Given task
Retype each line of the material exactly, please, skipping any picture in it.

=======

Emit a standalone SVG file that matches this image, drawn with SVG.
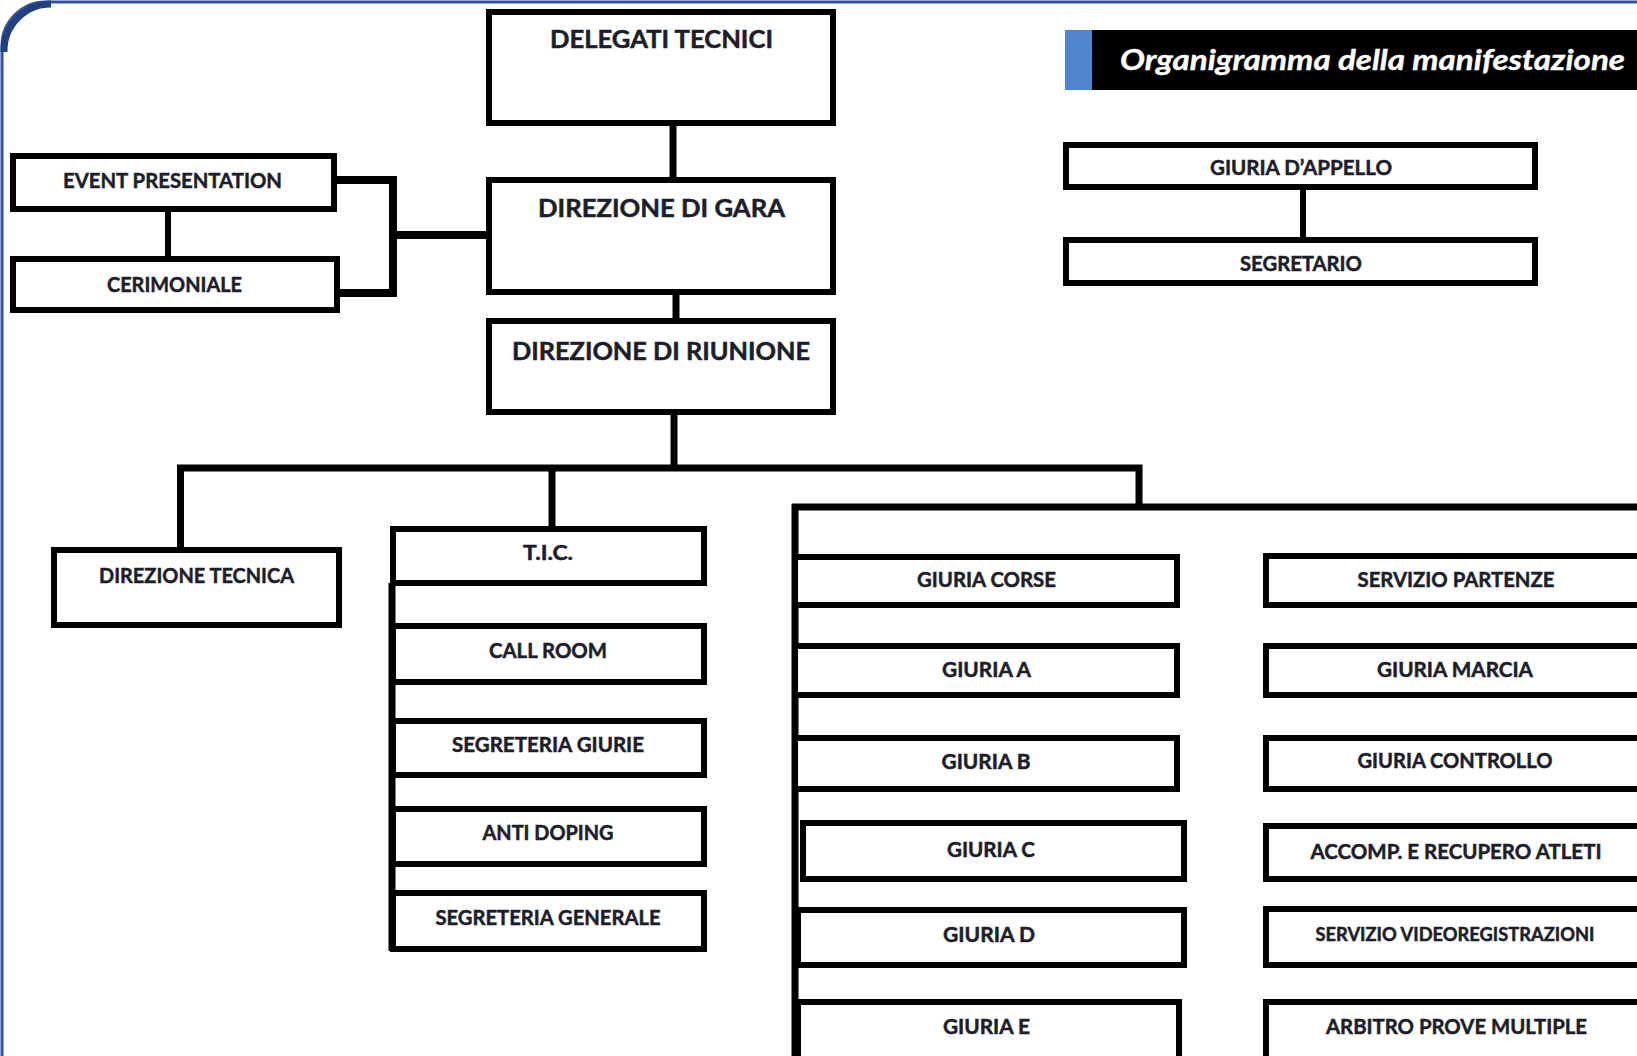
<svg xmlns="http://www.w3.org/2000/svg" width="1637" height="1056" viewBox="0 0 1637 1056">
<style>
.box{fill:#ffffff;stroke:#000000;stroke-width:6}
.ln{fill:none;stroke:#000000;stroke-width:7;stroke-linecap:butt;stroke-linejoin:miter}
.t{font-family:Lato,"Liberation Sans",Arial,sans-serif;font-weight:bold;fill:#1e1e2a;stroke:#1e1e2a;stroke-width:0.5;text-anchor:middle}
.big{font-size:24px}
.mid{font-size:21px}
.sm{font-size:20px}
.title{font-family:Lato,"Liberation Sans",Arial,sans-serif;font-weight:bold;font-style:italic;font-size:29px;fill:#ffffff;stroke:#ffffff;stroke-width:0.4}
</style>
<rect x="0" y="0" width="1637" height="1056" fill="#ffffff"/>
<g id="frame">
<path d="M 2 1056 V 46 A 44 44 0 0 1 46 2 H 1637" fill="none" stroke="#33539a" stroke-width="3"/>
<path d="M 4 52 A 47 47 0 0 1 51 4" fill="none" stroke="#22407e" stroke-width="7"/>
</g>
<g id="title">
<rect x="1065" y="30" width="27" height="60" fill="#4f86cf"/>
<rect x="1092" y="30" width="545" height="60" fill="#000000"/>
<text class="title" x="1120" y="70" textLength="505" lengthAdjust="spacingAndGlyphs">Organigramma della manifestazione</text>
</g>
<g id="connectors">
<line class="ln" x1="673" y1="125" x2="673" y2="178"/>
<line class="ln" x1="676" y1="294" x2="676" y2="319"/>
<line class="ln" x1="674" y1="414" x2="674" y2="468"/>
<line class="ln" x1="168" y1="211" x2="168" y2="257" style="stroke-width:6"/>
<path class="ln" d="M 336 180 H 393 V 293 H 339" style="stroke-width:8"/>
<line class="ln" x1="393" y1="235" x2="487" y2="235" style="stroke-width:8"/>
<path class="ln" d="M 180.5 548 V 468 H 1139 V 507"/>
<line class="ln" x1="552" y1="468" x2="552" y2="527"/>
<line class="ln" x1="392" y1="583" x2="392" y2="951"/>
<line class="ln" x1="792" y1="507" x2="1637" y2="507"/>
<line class="ln" x1="795" y1="504" x2="795" y2="1056"/>
<line class="ln" x1="1303" y1="189" x2="1303" y2="238" style="stroke-width:6"/>
</g>
<g id="delegati-tecnici"><rect class="box" x="489" y="12" width="344" height="111"/><text class="t big" x="661.5" y="48" textLength="223" lengthAdjust="spacingAndGlyphs">DELEGATI TECNICI</text></g>
<g id="direzione-gara"><rect class="box" x="489" y="180" width="344" height="112"/><text class="t big" x="661.5" y="217" textLength="247" lengthAdjust="spacingAndGlyphs">DIREZIONE DI GARA</text></g>
<g id="direzione-riunione"><rect class="box" x="489" y="321" width="344" height="91"/><text class="t big" x="661" y="360" textLength="298" lengthAdjust="spacingAndGlyphs">DIREZIONE DI RIUNIONE</text></g>
<g id="event-presentation"><rect class="box" x="13" y="156" width="321" height="53"/><text class="t mid" x="172.5" y="188" textLength="219" lengthAdjust="spacingAndGlyphs">EVENT PRESENTATION</text></g>
<g id="cerimoniale"><rect class="box" x="13" y="259" width="324" height="51"/><text class="t mid" x="174.5" y="292" textLength="135" lengthAdjust="spacingAndGlyphs">CERIMONIALE</text></g>
<g id="giuria-appello"><rect class="box" x="1066" y="145" width="469" height="42"/><text class="t sm" x="1301" y="175" textLength="182" lengthAdjust="spacingAndGlyphs">GIURIA D’APPELLO</text></g>
<g id="segretario"><rect class="box" x="1066" y="240" width="469" height="43"/><text class="t sm" x="1301" y="271" textLength="122" lengthAdjust="spacingAndGlyphs">SEGRETARIO</text></g>
<g id="direzione-tecnica"><rect class="box" x="54" y="550" width="285" height="75"/><text class="t mid" x="196.5" y="583" textLength="195" lengthAdjust="spacingAndGlyphs">DIREZIONE TECNICA</text></g>
<g id="tic"><rect class="box" x="393" y="529" width="311" height="54"/><text class="t sm" x="548" y="560" textLength="50" lengthAdjust="spacingAndGlyphs">T.I.C.</text></g>
<g id="call-room"><rect class="box" x="393" y="626" width="311" height="56"/><text class="t sm" x="548" y="658" textLength="118" lengthAdjust="spacingAndGlyphs">CALL ROOM</text></g>
<g id="segreteria-giurie"><rect class="box" x="393" y="721" width="311" height="54"/><text class="t sm" x="548" y="752" textLength="192" lengthAdjust="spacingAndGlyphs">SEGRETERIA GIURIE</text></g>
<g id="anti-doping"><rect class="box" x="393" y="809" width="311" height="55"/><text class="t sm" x="548" y="840" textLength="131" lengthAdjust="spacingAndGlyphs">ANTI DOPING</text></g>
<g id="segreteria-generale"><rect class="box" x="393" y="893" width="311" height="56"/><text class="t sm" x="548" y="925" textLength="225" lengthAdjust="spacingAndGlyphs">SEGRETERIA GENERALE</text></g>
<g id="giuria-corse"><rect class="box" x="795" y="557" width="382" height="48"/><text class="t sm" x="986.5" y="587" textLength="139" lengthAdjust="spacingAndGlyphs">GIURIA CORSE</text></g>
<g id="giuria-a"><rect class="box" x="795" y="646" width="382" height="49"/><text class="t sm" x="986.5" y="677" textLength="89" lengthAdjust="spacingAndGlyphs">GIURIA A</text></g>
<g id="giuria-b"><rect class="box" x="795" y="738" width="382" height="51"/><text class="t sm" x="986" y="769" textLength="89" lengthAdjust="spacingAndGlyphs">GIURIA B</text></g>
<g id="giuria-c"><rect class="box" x="803" y="823" width="381" height="56"/><text class="t sm" x="991" y="857" textLength="88" lengthAdjust="spacingAndGlyphs">GIURIA C</text></g>
<g id="giuria-d"><rect class="box" x="798" y="910" width="386" height="55"/><text class="t sm" x="989" y="942" textLength="92" lengthAdjust="spacingAndGlyphs">GIURIA D</text></g>
<g id="giuria-e"><rect class="box" x="798" y="1002" width="381" height="70"/><text class="t sm" x="986.5" y="1034" textLength="87" lengthAdjust="spacingAndGlyphs">GIURIA E</text></g>
<g id="servizio-partenze"><rect class="box" x="1266" y="556" width="400" height="49"/><text class="t sm" x="1456" y="587" textLength="197" lengthAdjust="spacingAndGlyphs">SERVIZIO PARTENZE</text></g>
<g id="giuria-marcia"><rect class="box" x="1266" y="646" width="400" height="49"/><text class="t sm" x="1455" y="677" textLength="156" lengthAdjust="spacingAndGlyphs">GIURIA MARCIA</text></g>
<g id="giuria-controllo"><rect class="box" x="1266" y="738" width="400" height="51"/><text class="t sm" x="1455" y="768" textLength="195" lengthAdjust="spacingAndGlyphs">GIURIA CONTROLLO</text></g>
<g id="accomp-recupero"><rect class="box" x="1266" y="826" width="400" height="53"/><text class="t sm" x="1456" y="859" textLength="291" lengthAdjust="spacingAndGlyphs">ACCOMP. E RECUPERO ATLETI</text></g>
<g id="servizio-videoregistrazioni"><rect class="box" x="1266" y="909" width="400" height="56"/><text class="t" style="font-size:18px" x="1455" y="941" textLength="279" lengthAdjust="spacingAndGlyphs">SERVIZIO VIDEOREGISTRAZIONI</text></g>
<g id="arbitro-prove-multiple"><rect class="box" x="1266" y="1002" width="400" height="70"/><text class="t sm" x="1456.5" y="1034" textLength="261" lengthAdjust="spacingAndGlyphs">ARBITRO PROVE MULTIPLE</text></g>
</svg>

=======

Output for this task
Emit a standalone SVG file that matches this image, drawn with SVG.
<svg xmlns="http://www.w3.org/2000/svg" width="1637" height="1056" viewBox="0 0 1637 1056">
<style>
.box{fill:#ffffff;stroke:#000000;stroke-width:6}
.ln{fill:none;stroke:#000000;stroke-width:7;stroke-linecap:butt;stroke-linejoin:miter}
.t{font-family:Lato,"Liberation Sans",Arial,sans-serif;font-weight:bold;fill:#1e1e2a;stroke:#1e1e2a;stroke-width:0.5;text-anchor:middle}
.big{font-size:24px}
.mid{font-size:21px}
.sm{font-size:20px}
.title{font-family:Lato,"Liberation Sans",Arial,sans-serif;font-weight:bold;font-style:italic;font-size:29px;fill:#ffffff;stroke:#ffffff;stroke-width:0.4}
</style>
<rect x="0" y="0" width="1637" height="1056" fill="#ffffff"/>
<g id="frame">
<path d="M 2 1056 V 46 A 44 44 0 0 1 46 2 H 1637" fill="none" stroke="#33539a" stroke-width="3"/>
<path d="M 4 52 A 47 47 0 0 1 51 4" fill="none" stroke="#22407e" stroke-width="7"/>
</g>
<g id="title">
<rect x="1065" y="30" width="27" height="60" fill="#4f86cf"/>
<rect x="1092" y="30" width="545" height="60" fill="#000000"/>
<text class="title" x="1120" y="70" textLength="505" lengthAdjust="spacingAndGlyphs">Organigramma della manifestazione</text>
</g>
<g id="connectors">
<line class="ln" x1="673" y1="125" x2="673" y2="178"/>
<line class="ln" x1="676" y1="294" x2="676" y2="319"/>
<line class="ln" x1="674" y1="414" x2="674" y2="468"/>
<line class="ln" x1="168" y1="211" x2="168" y2="257" style="stroke-width:6"/>
<path class="ln" d="M 336 180 H 393 V 293 H 339" style="stroke-width:8"/>
<line class="ln" x1="393" y1="235" x2="487" y2="235" style="stroke-width:8"/>
<path class="ln" d="M 180.5 548 V 468 H 1139 V 507"/>
<line class="ln" x1="552" y1="468" x2="552" y2="527"/>
<line class="ln" x1="392" y1="583" x2="392" y2="951"/>
<line class="ln" x1="792" y1="507" x2="1637" y2="507"/>
<line class="ln" x1="795" y1="504" x2="795" y2="1056"/>
<line class="ln" x1="1303" y1="189" x2="1303" y2="238" style="stroke-width:6"/>
</g>
<g id="delegati-tecnici"><rect class="box" x="489" y="12" width="344" height="111"/><text class="t big" x="661.5" y="48" textLength="223" lengthAdjust="spacingAndGlyphs">DELEGATI TECNICI</text></g>
<g id="direzione-gara"><rect class="box" x="489" y="180" width="344" height="112"/><text class="t big" x="661.5" y="217" textLength="247" lengthAdjust="spacingAndGlyphs">DIREZIONE DI GARA</text></g>
<g id="direzione-riunione"><rect class="box" x="489" y="321" width="344" height="91"/><text class="t big" x="661" y="360" textLength="298" lengthAdjust="spacingAndGlyphs">DIREZIONE DI RIUNIONE</text></g>
<g id="event-presentation"><rect class="box" x="13" y="156" width="321" height="53"/><text class="t mid" x="172.5" y="188" textLength="219" lengthAdjust="spacingAndGlyphs">EVENT PRESENTATION</text></g>
<g id="cerimoniale"><rect class="box" x="13" y="259" width="324" height="51"/><text class="t mid" x="174.5" y="292" textLength="135" lengthAdjust="spacingAndGlyphs">CERIMONIALE</text></g>
<g id="giuria-appello"><rect class="box" x="1066" y="145" width="469" height="42"/><text class="t sm" x="1301" y="175" textLength="182" lengthAdjust="spacingAndGlyphs">GIURIA D’APPELLO</text></g>
<g id="segretario"><rect class="box" x="1066" y="240" width="469" height="43"/><text class="t sm" x="1301" y="271" textLength="122" lengthAdjust="spacingAndGlyphs">SEGRETARIO</text></g>
<g id="direzione-tecnica"><rect class="box" x="54" y="550" width="285" height="75"/><text class="t mid" x="196.5" y="583" textLength="195" lengthAdjust="spacingAndGlyphs">DIREZIONE TECNICA</text></g>
<g id="tic"><rect class="box" x="393" y="529" width="311" height="54"/><text class="t sm" x="548" y="560" textLength="50" lengthAdjust="spacingAndGlyphs">T.I.C.</text></g>
<g id="call-room"><rect class="box" x="393" y="626" width="311" height="56"/><text class="t sm" x="548" y="658" textLength="118" lengthAdjust="spacingAndGlyphs">CALL ROOM</text></g>
<g id="segreteria-giurie"><rect class="box" x="393" y="721" width="311" height="54"/><text class="t sm" x="548" y="752" textLength="192" lengthAdjust="spacingAndGlyphs">SEGRETERIA GIURIE</text></g>
<g id="anti-doping"><rect class="box" x="393" y="809" width="311" height="55"/><text class="t sm" x="548" y="840" textLength="131" lengthAdjust="spacingAndGlyphs">ANTI DOPING</text></g>
<g id="segreteria-generale"><rect class="box" x="393" y="893" width="311" height="56"/><text class="t sm" x="548" y="925" textLength="225" lengthAdjust="spacingAndGlyphs">SEGRETERIA GENERALE</text></g>
<g id="giuria-corse"><rect class="box" x="795" y="557" width="382" height="48"/><text class="t sm" x="986.5" y="587" textLength="139" lengthAdjust="spacingAndGlyphs">GIURIA CORSE</text></g>
<g id="giuria-a"><rect class="box" x="795" y="646" width="382" height="49"/><text class="t sm" x="986.5" y="677" textLength="89" lengthAdjust="spacingAndGlyphs">GIURIA A</text></g>
<g id="giuria-b"><rect class="box" x="795" y="738" width="382" height="51"/><text class="t sm" x="986" y="769" textLength="89" lengthAdjust="spacingAndGlyphs">GIURIA B</text></g>
<g id="giuria-c"><rect class="box" x="803" y="823" width="381" height="56"/><text class="t sm" x="991" y="857" textLength="88" lengthAdjust="spacingAndGlyphs">GIURIA C</text></g>
<g id="giuria-d"><rect class="box" x="798" y="910" width="386" height="55"/><text class="t sm" x="989" y="942" textLength="92" lengthAdjust="spacingAndGlyphs">GIURIA D</text></g>
<g id="giuria-e"><rect class="box" x="798" y="1002" width="381" height="70"/><text class="t sm" x="986.5" y="1034" textLength="87" lengthAdjust="spacingAndGlyphs">GIURIA E</text></g>
<g id="servizio-partenze"><rect class="box" x="1266" y="556" width="400" height="49"/><text class="t sm" x="1456" y="587" textLength="197" lengthAdjust="spacingAndGlyphs">SERVIZIO PARTENZE</text></g>
<g id="giuria-marcia"><rect class="box" x="1266" y="646" width="400" height="49"/><text class="t sm" x="1455" y="677" textLength="156" lengthAdjust="spacingAndGlyphs">GIURIA MARCIA</text></g>
<g id="giuria-controllo"><rect class="box" x="1266" y="738" width="400" height="51"/><text class="t sm" x="1455" y="768" textLength="195" lengthAdjust="spacingAndGlyphs">GIURIA CONTROLLO</text></g>
<g id="accomp-recupero"><rect class="box" x="1266" y="826" width="400" height="53"/><text class="t sm" x="1456" y="859" textLength="291" lengthAdjust="spacingAndGlyphs">ACCOMP. E RECUPERO ATLETI</text></g>
<g id="servizio-videoregistrazioni"><rect class="box" x="1266" y="909" width="400" height="56"/><text class="t" style="font-size:18px" x="1455" y="941" textLength="279" lengthAdjust="spacingAndGlyphs">SERVIZIO VIDEOREGISTRAZIONI</text></g>
<g id="arbitro-prove-multiple"><rect class="box" x="1266" y="1002" width="400" height="70"/><text class="t sm" x="1456.5" y="1034" textLength="261" lengthAdjust="spacingAndGlyphs">ARBITRO PROVE MULTIPLE</text></g>
</svg>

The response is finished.